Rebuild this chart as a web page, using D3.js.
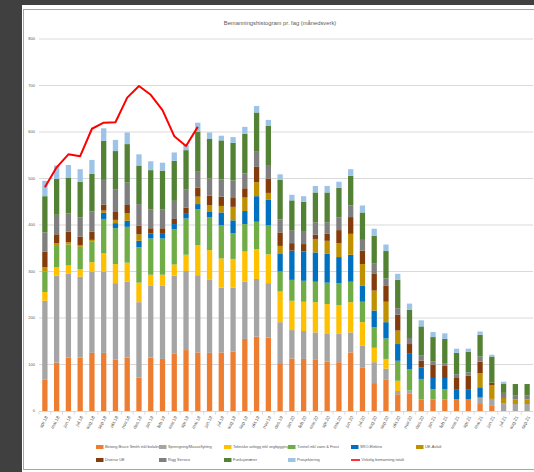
<!DOCTYPE html>
<html><head><meta charset="utf-8">
<script src="https://cdn.jsdelivr.net/npm/d3@7"></script>
<style>
html,body{margin:0;padding:0;background:#404040;}
svg{display:block;}
text{font-family:"Liberation Sans",Arial,sans-serif;fill:#595959;}
</style></head><body>
<svg id="c" width="534" height="472"></svg>
<script>
const months = ["apr.18","mai.18","jun.18","jul.18","aug.18","sep.18","okt.18","nov.18","des.18","jan.19","feb.19","mar.19","apr.19","mai.19","jun.19","jul.19","aug.19","sep.19","okt.19","nov.19","des.19","jan.20","feb.20","mar.20","apr.20","mai.20","jun.20","jul.20","aug.20","sep.20","okt.20","nov.20","des.20","jan.21","feb.21","mar.21","apr.21","mai.21","jun.21","jul.21","aug.21","sep.21"];

const seriesNames = ["Betong Bruce Smith inkl bolaler","Sprengning/Masseflytting","Tekniske anlegg inkl vegbygging","Tunnel inkl vann & Frost","SRO-Elektro","UE-Asfalt","Diverse UE","Rigg Service","Funksjonærer","Prosjektering"];
const lineName = "Virkelig bemanning totalt";
const colors = ["#ED7D31","#A5A5A5","#FFC000","#70AD47","#0070C0","#BF9000","#843C0C","#7F7F7F","#548235","#9DC3E6"];

const betong   = [68,104,115,115,125,125,111,115,72,115,112,123,131,126,125,126,128,155,160,158,103,113,112,110,106,105,126,94,60,67,36,37,25,25,25,25,25,15,11,0,0,0];
const spreng   = [169,187,180,174,175,175,164,163,162,154,157,168,170,166,157,139,137,123,124,117,88,61,60,59,61,61,43,46,45,24,7,7,0,0,0,0,0,14,15,17,15,15];
const teknisk  = [19,18,18,16,20,39,41,41,42,24,24,24,35,65,64,63,62,65,64,62,66,63,63,65,63,62,65,51,31,21,22,0,0,0,0,0,0,0,0,0,0,0];
const tunnel   = [44,46,45,48,44,74,77,77,76,78,78,76,78,77,71,72,55,59,59,62,43,45,45,44,46,47,44,44,44,44,43,46,44,22,22,0,0,0,0,0,0,0];
const sro      = [0,0,0,0,0,13,11,13,14,11,10,11,10,11,11,27,28,28,55,55,39,63,63,63,62,56,58,35,36,35,36,33,25,24,24,22,22,22,0,0,0,0];
const ueAsfalt = [9,6,5,3,4,5,7,16,14,0,0,0,0,16,15,14,29,29,30,15,16,0,0,29,28,30,45,46,43,44,29,0,0,0,0,0,0,30,30,11,10,10];
const diverse  = [34,19,23,19,18,13,17,18,19,11,12,11,13,19,20,20,19,20,33,31,29,16,16,9,15,28,36,29,37,34,34,21,14,29,26,24,29,25,5,0,0,0];
const rigg     = [41,42,39,41,43,53,49,48,46,41,40,39,39,36,37,37,38,32,34,29,28,28,28,27,25,27,25,23,22,16,14,13,12,7,6,8,7,11,0,11,9,9];
const funksj   = [78,77,77,77,81,84,82,83,83,84,84,86,85,85,85,84,81,85,83,84,85,64,63,64,64,64,64,59,59,59,61,61,62,52,52,46,44,47,56,20,24,24];
const prosj    = [33,29,27,27,30,27,24,25,24,19,17,18,11,19,14,10,12,15,14,13,12,12,12,14,14,13,14,15,15,14,13,13,13,11,12,9,7,7,4,4,0,0];
const actual   = [481,524,552,548,607,620,621,674,699,680,647,591,570,611];

const yTicks = [0,100,200,300,400,500,600,700,800];

const seriesVals = [betong,spreng,teknisk,tunnel,sro,ueAsfalt,diverse,rigg,funksj,prosj];
const rows = months.map((m,i)=>{const r={month:m}; seriesNames.forEach((n,k)=>r[n]=seriesVals[k][i]); return r;});

const svg = d3.select("#c");
svg.append("rect").attr("x",22).attr("y",5).attr("width",512).attr("height",467).attr("fill","#fff");
svg.append("rect").attr("x",23.5).attr("y",9.5).attr("width",520).attr("height",460).attr("fill","none").attr("stroke","#A6A6A6").attr("stroke-width",1);

const x = d3.scaleBand().domain(months).range([39,533]).paddingInner(0.55).paddingOuter(0.275);
const y = d3.scaleLinear().domain([0,800]).range([411,39]);

// title
svg.append("text").attr("x",280).attr("y",25).attr("text-anchor","middle").attr("font-size",5.8).text("Bemanningshistogram pr. fag (månedsverk)");

// grid
svg.append("g").selectAll("line").data(yTicks.filter(d=>d>0)).join("line")
  .attr("x1",39).attr("x2",533).attr("y1",d=>y(d)).attr("y2",d=>y(d))
  .attr("stroke","#D9D9D9").attr("stroke-width",1);

// y labels
svg.append("g").selectAll("text").data(yTicks).join("text")
  .attr("x",35).attr("y",d=>y(d)+1.4).attr("text-anchor","end").attr("font-size",4).text(d=>d);

// bars
const stack = d3.stack().keys(seriesNames)(rows);
svg.append("g").selectAll("g").data(stack).join("g").attr("fill",(d,i)=>colors[i])
  .selectAll("rect").data(d=>d).join("rect")
  .attr("x",d=>x(d.data.month)).attr("width",x.bandwidth())
  .attr("y",d=>y(d[1])).attr("height",d=>Math.max(0,y(d[0])-y(d[1])));

// x axis
svg.append("line").attr("x1",39).attr("x2",533).attr("y1",411.5).attr("y2",411.5).attr("stroke","#D9D9D9");
const step = x.step();
svg.append("g").selectAll("line").data(months).join("line")
  .attr("x1",d=>x(d)-x.bandwidth()*0.5*0+ -(step-x.bandwidth())/2).attr("x2",d=>x(d)-(step-x.bandwidth())/2)
  .attr("y1",411.5).attr("y2",414.5).attr("stroke","#D9D9D9");
svg.append("g").selectAll("text").data(months).join("text")
  .attr("transform",d=>`translate(${x(d)+x.bandwidth()/2+3},${417}) rotate(-62)`)
  .attr("text-anchor","end").attr("font-size",4.6).text(d=>d);

// actual line
const line = d3.line().x((d,i)=>x(months[i])+x.bandwidth()/2).y(d=>y(d));
svg.append("path").datum(actual).attr("d",line).attr("fill","none").attr("stroke","#FF0000").attr("stroke-width",2).attr("stroke-linejoin","round");

// legend
const legCols = [96,159,224,288,351,416];
const legItems = seriesNames.map((n,i)=>({name:n,color:colors[i],type:"rect"})).concat([{name:lineName,color:"#FF0000",type:"line"}]);
const lg = svg.append("g");
legItems.forEach((it,i)=>{
  const row = i<6?0:1; const col = i<6?i:i-6+(i>=9?2:0);
  const cx = row===0?legCols[col]:[96,159,224,288,351][i-6];
  const cy = row===0?447:460;
  if(it.type==="rect") lg.append("rect").attr("x",cx).attr("y",cy-2).attr("width",7.5).attr("height",4).attr("fill",it.color);
  else lg.append("line").attr("x1",cx).attr("x2",cx+9).attr("y1",cy).attr("y2",cy).attr("stroke",it.color).attr("stroke-width",1.6);
  lg.append("text").attr("x",cx+(it.type==="rect"?9:10.5)).attr("y",cy+1.4).attr("font-size",3.9).text(it.name);
});
</script>
</body></html>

**Stated exercise**
Extract all the data above exactly, excluding every picture.

**Written answer**
Rebuild this chart as a web page, using D3.js.
<!DOCTYPE html>
<html><head><meta charset="utf-8">
<script src="https://cdn.jsdelivr.net/npm/d3@7"></script>
<style>
html,body{margin:0;padding:0;background:#404040;}
svg{display:block;}
text{font-family:"Liberation Sans",Arial,sans-serif;fill:#595959;}
</style></head><body>
<svg id="c" width="534" height="472"></svg>
<script>
const months = ["apr.18","mai.18","jun.18","jul.18","aug.18","sep.18","okt.18","nov.18","des.18","jan.19","feb.19","mar.19","apr.19","mai.19","jun.19","jul.19","aug.19","sep.19","okt.19","nov.19","des.19","jan.20","feb.20","mar.20","apr.20","mai.20","jun.20","jul.20","aug.20","sep.20","okt.20","nov.20","des.20","jan.21","feb.21","mar.21","apr.21","mai.21","jun.21","jul.21","aug.21","sep.21"];

const seriesNames = ["Betong Bruce Smith inkl bolaler","Sprengning/Masseflytting","Tekniske anlegg inkl vegbygging","Tunnel inkl vann & Frost","SRO-Elektro","UE-Asfalt","Diverse UE","Rigg Service","Funksjonærer","Prosjektering"];
const lineName = "Virkelig bemanning totalt";
const colors = ["#ED7D31","#A5A5A5","#FFC000","#70AD47","#0070C0","#BF9000","#843C0C","#7F7F7F","#548235","#9DC3E6"];

const betong   = [68,104,115,115,125,125,111,115,72,115,112,123,131,126,125,126,128,155,160,158,103,113,112,110,106,105,126,94,60,67,36,37,25,25,25,25,25,15,11,0,0,0];
const spreng   = [169,187,180,174,175,175,164,163,162,154,157,168,170,166,157,139,137,123,124,117,88,61,60,59,61,61,43,46,45,24,7,7,0,0,0,0,0,14,15,17,15,15];
const teknisk  = [19,18,18,16,20,39,41,41,42,24,24,24,35,65,64,63,62,65,64,62,66,63,63,65,63,62,65,51,31,21,22,0,0,0,0,0,0,0,0,0,0,0];
const tunnel   = [44,46,45,48,44,74,77,77,76,78,78,76,78,77,71,72,55,59,59,62,43,45,45,44,46,47,44,44,44,44,43,46,44,22,22,0,0,0,0,0,0,0];
const sro      = [0,0,0,0,0,13,11,13,14,11,10,11,10,11,11,27,28,28,55,55,39,63,63,63,62,56,58,35,36,35,36,33,25,24,24,22,22,22,0,0,0,0];
const ueAsfalt = [9,6,5,3,4,5,7,16,14,0,0,0,0,16,15,14,29,29,30,15,16,0,0,29,28,30,45,46,43,44,29,0,0,0,0,0,0,30,30,11,10,10];
const diverse  = [34,19,23,19,18,13,17,18,19,11,12,11,13,19,20,20,19,20,33,31,29,16,16,9,15,28,36,29,37,34,34,21,14,29,26,24,29,25,5,0,0,0];
const rigg     = [41,42,39,41,43,53,49,48,46,41,40,39,39,36,37,37,38,32,34,29,28,28,28,27,25,27,25,23,22,16,14,13,12,7,6,8,7,11,0,11,9,9];
const funksj   = [78,77,77,77,81,84,82,83,83,84,84,86,85,85,85,84,81,85,83,84,85,64,63,64,64,64,64,59,59,59,61,61,62,52,52,46,44,47,56,20,24,24];
const prosj    = [33,29,27,27,30,27,24,25,24,19,17,18,11,19,14,10,12,15,14,13,12,12,12,14,14,13,14,15,15,14,13,13,13,11,12,9,7,7,4,4,0,0];
const actual   = [481,524,552,548,607,620,621,674,699,680,647,591,570,611];

const yTicks = [0,100,200,300,400,500,600,700,800];

const seriesVals = [betong,spreng,teknisk,tunnel,sro,ueAsfalt,diverse,rigg,funksj,prosj];
const rows = months.map((m,i)=>{const r={month:m}; seriesNames.forEach((n,k)=>r[n]=seriesVals[k][i]); return r;});

const svg = d3.select("#c");
svg.append("rect").attr("x",22).attr("y",5).attr("width",512).attr("height",467).attr("fill","#fff");
svg.append("rect").attr("x",23.5).attr("y",9.5).attr("width",520).attr("height",460).attr("fill","none").attr("stroke","#A6A6A6").attr("stroke-width",1);

const x = d3.scaleBand().domain(months).range([39,533]).paddingInner(0.55).paddingOuter(0.275);
const y = d3.scaleLinear().domain([0,800]).range([411,39]);

// title
svg.append("text").attr("x",280).attr("y",25).attr("text-anchor","middle").attr("font-size",5.8).text("Bemanningshistogram pr. fag (månedsverk)");

// grid
svg.append("g").selectAll("line").data(yTicks.filter(d=>d>0)).join("line")
  .attr("x1",39).attr("x2",533).attr("y1",d=>y(d)).attr("y2",d=>y(d))
  .attr("stroke","#D9D9D9").attr("stroke-width",1);

// y labels
svg.append("g").selectAll("text").data(yTicks).join("text")
  .attr("x",35).attr("y",d=>y(d)+1.4).attr("text-anchor","end").attr("font-size",4).text(d=>d);

// bars
const stack = d3.stack().keys(seriesNames)(rows);
svg.append("g").selectAll("g").data(stack).join("g").attr("fill",(d,i)=>colors[i])
  .selectAll("rect").data(d=>d).join("rect")
  .attr("x",d=>x(d.data.month)).attr("width",x.bandwidth())
  .attr("y",d=>y(d[1])).attr("height",d=>Math.max(0,y(d[0])-y(d[1])));

// x axis
svg.append("line").attr("x1",39).attr("x2",533).attr("y1",411.5).attr("y2",411.5).attr("stroke","#D9D9D9");
const step = x.step();
svg.append("g").selectAll("line").data(months).join("line")
  .attr("x1",d=>x(d)-x.bandwidth()*0.5*0+ -(step-x.bandwidth())/2).attr("x2",d=>x(d)-(step-x.bandwidth())/2)
  .attr("y1",411.5).attr("y2",414.5).attr("stroke","#D9D9D9");
svg.append("g").selectAll("text").data(months).join("text")
  .attr("transform",d=>`translate(${x(d)+x.bandwidth()/2+3},${417}) rotate(-62)`)
  .attr("text-anchor","end").attr("font-size",4.6).text(d=>d);

// actual line
const line = d3.line().x((d,i)=>x(months[i])+x.bandwidth()/2).y(d=>y(d));
svg.append("path").datum(actual).attr("d",line).attr("fill","none").attr("stroke","#FF0000").attr("stroke-width",2).attr("stroke-linejoin","round");

// legend
const legCols = [96,159,224,288,351,416];
const legItems = seriesNames.map((n,i)=>({name:n,color:colors[i],type:"rect"})).concat([{name:lineName,color:"#FF0000",type:"line"}]);
const lg = svg.append("g");
legItems.forEach((it,i)=>{
  const row = i<6?0:1; const col = i<6?i:i-6+(i>=9?2:0);
  const cx = row===0?legCols[col]:[96,159,224,288,351][i-6];
  const cy = row===0?447:460;
  if(it.type==="rect") lg.append("rect").attr("x",cx).attr("y",cy-2).attr("width",7.5).attr("height",4).attr("fill",it.color);
  else lg.append("line").attr("x1",cx).attr("x2",cx+9).attr("y1",cy).attr("y2",cy).attr("stroke",it.color).attr("stroke-width",1.6);
  lg.append("text").attr("x",cx+(it.type==="rect"?9:10.5)).attr("y",cy+1.4).attr("font-size",3.9).text(it.name);
});
</script>
</body></html>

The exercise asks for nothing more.